__Entries provided__.
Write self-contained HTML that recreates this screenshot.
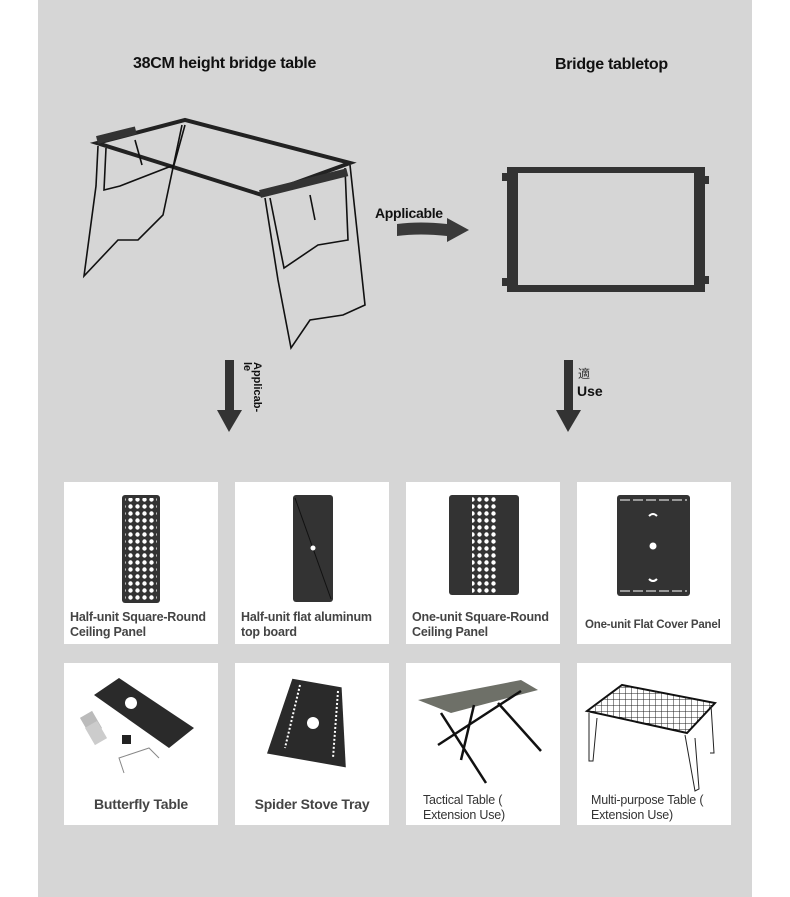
<!DOCTYPE html>
<html><head><meta charset="utf-8"><style>
*{margin:0;padding:0;box-sizing:border-box}
body{width:790px;height:897px;background:#fff;position:relative;overflow:hidden;font-family:"Liberation Sans",sans-serif}
#bg{position:absolute;left:38px;top:0;width:714px;height:897px;background:#d6d6d6}
.t{position:absolute;font-weight:bold;color:#111;white-space:nowrap}
.card{position:absolute;background:#fff;width:154px;height:162px}
.lab{position:absolute;left:6px;font-weight:bold;color:#444;font-size:12.5px;line-height:15px;letter-spacing:-0.2px}
svg{position:absolute;left:0;top:0}
</style></head><body>
<div id="bg"></div>
<div class="t" style="left:133px;top:55px;font-size:16px;letter-spacing:-0.3px">38CM height bridge table</div>
<div class="t" style="left:555px;top:56px;font-size:16px;letter-spacing:-0.3px">Bridge tabletop</div>
<div class="t" style="left:375px;top:205px;font-size:14px;letter-spacing:-0.3px">Applicable</div>
<div class="t" style="left:246px;top:362px;font-size:11px;transform:rotate(90deg);transform-origin:0 0;left:262px;line-height:10px">Applicab-<br>le</div>
<div class="t" style="left:578px;top:365px;font-size:12px;color:#333;font-family:'Liberation Sans','Noto Sans CJK SC',sans-serif;font-weight:normal">適</div>
<div class="t" style="left:577px;top:383px;font-size:14px">Use</div>

<svg width="790" height="897">
 <!-- table -->
 <g fill="none" stroke="#111" stroke-width="1.6">
  <polygon points="97,143 185,120 350,163 262,195" stroke-width="4" stroke="#222"/>
  <polyline points="98,146 96,186 84,276 118,240 138,240 163,215 182,125"/>
  <polyline points="106,148 104,190 120,186 174,165 185,125"/>
  <polyline points="265,198 278,280 291,348 310,320 343,315 365,305 350,165"/>
  <polyline points="270,198 284,268 318,245 348,240 345,168"/>
  <line x1="135" y1="140" x2="142" y2="165"/>
  <line x1="310" y1="195" x2="315" y2="220"/>
 </g>
 <rect x="97" y="136" width="40" height="8" fill="#333" transform="rotate(-14 97 140)"/>
 <rect x="260" y="190" width="90" height="8" fill="#333" transform="rotate(-14 260 194)"/>
 <!-- tabletop -->
 <rect x="507" y="167" width="198" height="125" fill="#333"/>
 <rect x="518" y="173" width="176" height="112" fill="#d6d6d6"/>
 <rect x="502" y="173" width="5" height="8" fill="#333"/><rect x="502" y="278" width="5" height="8" fill="#333"/>
 <rect x="705" y="176" width="4" height="8" fill="#333"/><rect x="705" y="276" width="4" height="8" fill="#333"/>
 <!-- right arrow -->
 <path d="M397,224 Q420,221 447,224 L447,218 L469,230 L447,242 L447,236 Q420,233 397,236Z" fill="#3a3a3a"/>
 <!-- down arrows -->
 <rect x="225" y="360" width="9" height="50" fill="#333"/><polygon points="217,410 242,410 229,432" fill="#333"/>
 <rect x="564" y="360" width="9" height="50" fill="#333"/><polygon points="556,410 581,410 568,432" fill="#333"/>
</svg>

<div class="card" style="left:64px;top:482px"><svg width="154" height="162"><defs><pattern id="p" width="7" height="7" patternUnits="userSpaceOnUse"><circle cx="3.5" cy="3.5" r="2.2" fill="#fff"/></pattern></defs><rect x="58" y="13" width="38" height="108" rx="3" fill="#333"/><rect x="61" y="16" width="32" height="102" fill="url(#p)"/></svg><div class="lab" style="top:128px">Half-unit Square-Round<br>Ceiling Panel</div></div>
<div class="card" style="left:235px;top:482px"><svg width="154" height="162"><rect x="58" y="13" width="40" height="107" rx="3" fill="#333"/><line x1="60" y1="16" x2="96" y2="117" stroke="#111"/><circle cx="78" cy="66" r="2.5" fill="#fff"/></svg><div class="lab" style="top:128px">Half-unit flat aluminum<br>top board</div></div>
<div class="card" style="left:406px;top:482px"><svg width="154" height="162"><rect x="43" y="13" width="70" height="100" rx="3" fill="#333"/><rect x="66" y="15" width="24" height="96" fill="url(#p)"/></svg><div class="lab" style="top:128px">One-unit Square-Round<br>Ceiling Panel</div></div>
<div class="card" style="left:577px;top:482px"><svg width="154" height="162"><rect x="40" y="13" width="73" height="101" rx="3" fill="#333"/><line x1="43" y1="18" x2="110" y2="18" stroke="#fff" stroke-dasharray="10,3"/><line x1="43" y1="109" x2="110" y2="109" stroke="#fff" stroke-dasharray="10,3"/><circle cx="76" cy="64" r="3.5" fill="#fff"/><path d="M72,34 Q76,30 80,34" stroke="#fff" stroke-width="2" fill="none"/><path d="M72,97 Q76,101 80,97" stroke="#fff" stroke-width="2" fill="none"/></svg><div class="lab" style="top:136px;font-size:11.5px;left:8px">One-unit Flat Cover Panel</div></div>

<div class="card" style="left:64px;top:663px"><svg width="154" height="162"><polygon points="30,32 55,15 130,65 105,85" fill="#2a2a2a"/><circle cx="67" cy="40" r="6" fill="#fff"/><rect x="20" y="50" width="14" height="20" fill="#bbb" transform="rotate(-30 27 60)"/><rect x="25" y="60" width="14" height="20" fill="#ccc" transform="rotate(-30 32 70)"/><rect x="58" y="72" width="9" height="9" fill="#222"/><path d="M60,110 L55,95 L70,90 L85,85 L95,95" stroke="#888" fill="none"/></svg><div class="lab" style="top:134px;left:0;width:154px;text-align:center;font-size:14px">Butterfly Table</div></div>
<div class="card" style="left:235px;top:663px"><svg width="154" height="162"><polygon points="50,20 100,20 118,98 38,98" fill="#2a2a2a" transform="rotate(10 78 60)"/><circle cx="78" cy="60" r="6" fill="#fff"/><line x1="65" y1="22" x2="50" y2="85" stroke="#fff" stroke-dasharray="2,2" stroke-width="2"/><line x1="103" y1="28" x2="98" y2="95" stroke="#fff" stroke-dasharray="2,2" stroke-width="2"/></svg><div class="lab" style="top:134px;left:0;width:154px;text-align:center;font-size:14px">Spider Stove Tray</div></div>
<div class="card" style="left:406px;top:663px"><svg width="154" height="162"><polygon points="12,37 115,17 132,27 45,50" fill="#6e7068"/><g stroke="#111" stroke-width="2.5"><line x1="35" y1="50" x2="80" y2="120"/><line x1="68" y1="42" x2="55" y2="97"/><line x1="92" y1="40" x2="135" y2="88"/><line x1="115" y1="28" x2="32" y2="82"/></g></svg><div class="lab" style="top:130px;left:17px;font-weight:normal;color:#333">Tactical Table (<br>Extension Use)</div></div>
<div class="card" style="left:577px;top:663px"><svg width="154" height="162"><defs><pattern id="g" width="6" height="6" patternUnits="userSpaceOnUse"><path d="M0,0H6M0,0V6" stroke="#222" stroke-width="1"/></pattern></defs><polygon points="10,48 45,22 138,40 110,70" fill="url(#g)" stroke="#111" stroke-width="2"/><g stroke="#222" fill="none"><polyline points="12,50 12,98 16,98 20,55"/><polyline points="108,72 118,128 122,126 118,75"/><polyline points="134,42 137,90 133,90"/></g></svg><div class="lab" style="top:130px;left:14px;font-weight:normal;color:#333">Multi-purpose Table (<br>Extension Use)</div></div>
</body></html>
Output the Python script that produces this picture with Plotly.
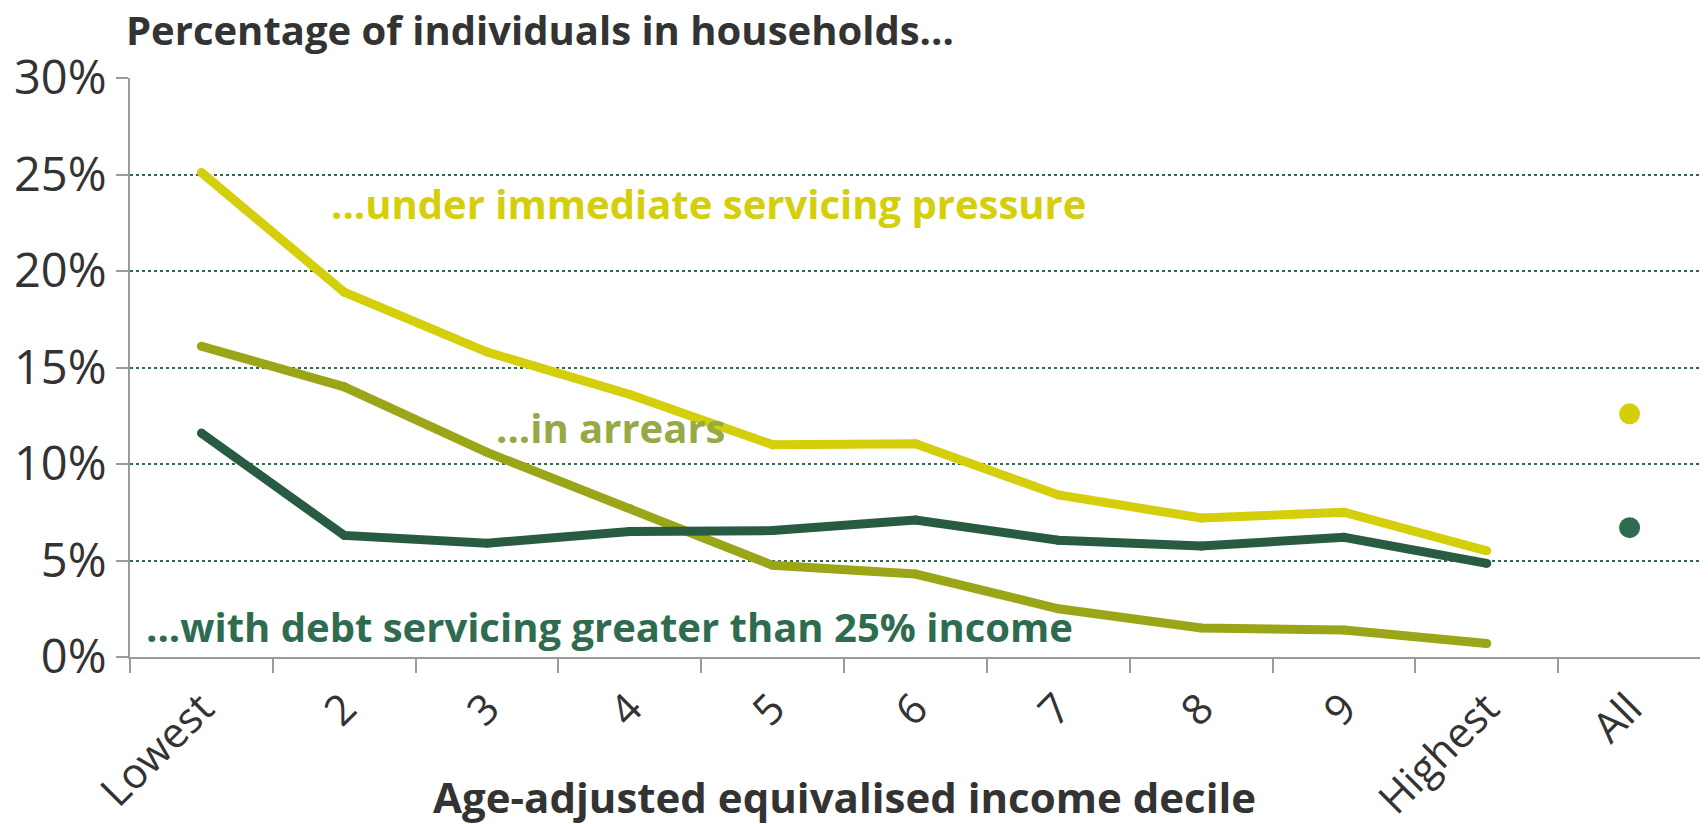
import plotly.graph_objects as go

categories = ["Lowest", "2", "3", "4", "5", "6", "7", "8", "9", "Highest", "All"]
deciles = categories[:10]

pressure = [25.1, 18.9, 15.8, 13.6, 11.0, 11.05, 8.4, 7.2, 7.5, 5.5]
pressure_all = 12.6
arrears = [16.1, 14.0, 10.6, 7.7, 4.75, 4.3, 2.5, 1.5, 1.4, 0.7]
debt25 = [11.6, 6.3, 5.9, 6.5, 6.55, 7.1, 6.05, 5.75, 6.2, 4.85]
debt25_all = 6.7

c_yellow = "#D4CF0A"
c_olive = "#9AA617"
c_olive_lbl = "#95A945"
c_dark = "#285C42"
c_dark_lbl = "#2F6B4F"
c_text = "#333333"

fig = go.Figure()

for vals, col in [(pressure, c_yellow), (arrears, c_olive), (debt25, c_dark)]:
    fig.add_trace(go.Scatter(
        x=deciles, y=vals, mode="lines+markers",
        line=dict(color=col, width=9),
        marker=dict(color=col, size=9, line=dict(width=0)),
        hoverinfo="skip", showlegend=False,
    ))

fig.add_trace(go.Scatter(x=["All"], y=[pressure_all], mode="markers",
                         marker=dict(color=c_yellow, size=21, line=dict(width=0)),
                         showlegend=False))
fig.add_trace(go.Scatter(x=["All"], y=[debt25_all], mode="markers",
                         marker=dict(color=c_dark_lbl, size=21, line=dict(width=0)),
                         showlegend=False))

lbl_font = "Open Sans"
fig.add_annotation(x=0.89, y=23.5, text="<b>...under immediate servicing pressure</b>",
                   xanchor="left", yanchor="middle", showarrow=False,
                   font=dict(family=lbl_font, size=40, color=c_yellow))
fig.add_annotation(x=2.05, y=11.9, text="<b>...in arrears</b>",
                   xanchor="left", yanchor="middle", showarrow=False,
                   font=dict(family=lbl_font, size=40, color=c_olive_lbl))
fig.add_annotation(x=-0.4, y=1.6, text="<b>...with debt servicing greater than 25% income</b>",
                   xanchor="left", yanchor="middle", showarrow=False,
                   font=dict(family=lbl_font, size=40, color=c_dark_lbl))

# figure is placed at an 8px page offset; plot area spans page x 130..1701, y 78..657
W, H = 1700, 816
L, T, R, B = 122, 70, 7, 167
ph = H - T - B

fig.add_annotation(xref="paper", yref="paper", x=-0.004, y=(H - B - 21) / ph,
                   text="<b>Percentage of individuals in households...</b>",
                   xanchor="left", yanchor="middle", showarrow=False,
                   font=dict(family="Open Sans", size=40, color=c_text))
fig.add_annotation(xref="paper", yref="paper", x=0.4545, y=(H - B - 788) / ph,
                   text="<b>Age-adjusted equivalised income decile</b>",
                   xanchor="center", yanchor="middle", showarrow=False,
                   font=dict(family="Open Sans", size=42, color=c_text))

fig.update_layout(
    width=W, height=H,
    margin=dict(l=L, r=R, t=T, b=B),
    paper_bgcolor="white", plot_bgcolor="white",
    font=dict(family="Open Sans", color=c_text),
)

fig.update_xaxes(
    type="category", categoryorder="array", categoryarray=categories,
    range=[-0.5, 10.5], automargin=False,
    tickangle=-45, tickfont=dict(size=42, color=c_text),
    ticklabelstandoff=8,
    showline=True, linecolor="#9A9A9A", linewidth=2,
    ticks="outside", tickson="boundaries", ticklen=14, tickcolor="#9A9A9A", tickwidth=2,
    showgrid=False, zeroline=False,
)
fig.update_yaxes(
    range=[0, 30], tickvals=[0, 5, 10, 15, 20, 25, 30], automargin=False,
    ticktext=["0%", "5%", "10%", "15%", "20%", "25%", "30%"],
    tickfont=dict(size=47, color=c_text),
    showline=True, linecolor="#9A9A9A", linewidth=2,
    ticks="outside", ticklen=12, tickcolor="#9A9A9A", tickwidth=2,
    showgrid=True, gridcolor="#2F6B4F", gridwidth=1.5, griddash="dot",
    zeroline=False,
)

fig.write_html("out.html")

__What the task requires__. Set down, without pictures, the lines between the line holding "Output the Python" and the line holding "debt25_all = 6.7", both inclusive.

__Result__.
Output the Python script that produces this picture with Plotly.
import plotly.graph_objects as go

categories = ["Lowest", "2", "3", "4", "5", "6", "7", "8", "9", "Highest", "All"]
deciles = categories[:10]

pressure = [25.1, 18.9, 15.8, 13.6, 11.0, 11.05, 8.4, 7.2, 7.5, 5.5]
pressure_all = 12.6
arrears = [16.1, 14.0, 10.6, 7.7, 4.75, 4.3, 2.5, 1.5, 1.4, 0.7]
debt25 = [11.6, 6.3, 5.9, 6.5, 6.55, 7.1, 6.05, 5.75, 6.2, 4.85]
debt25_all = 6.7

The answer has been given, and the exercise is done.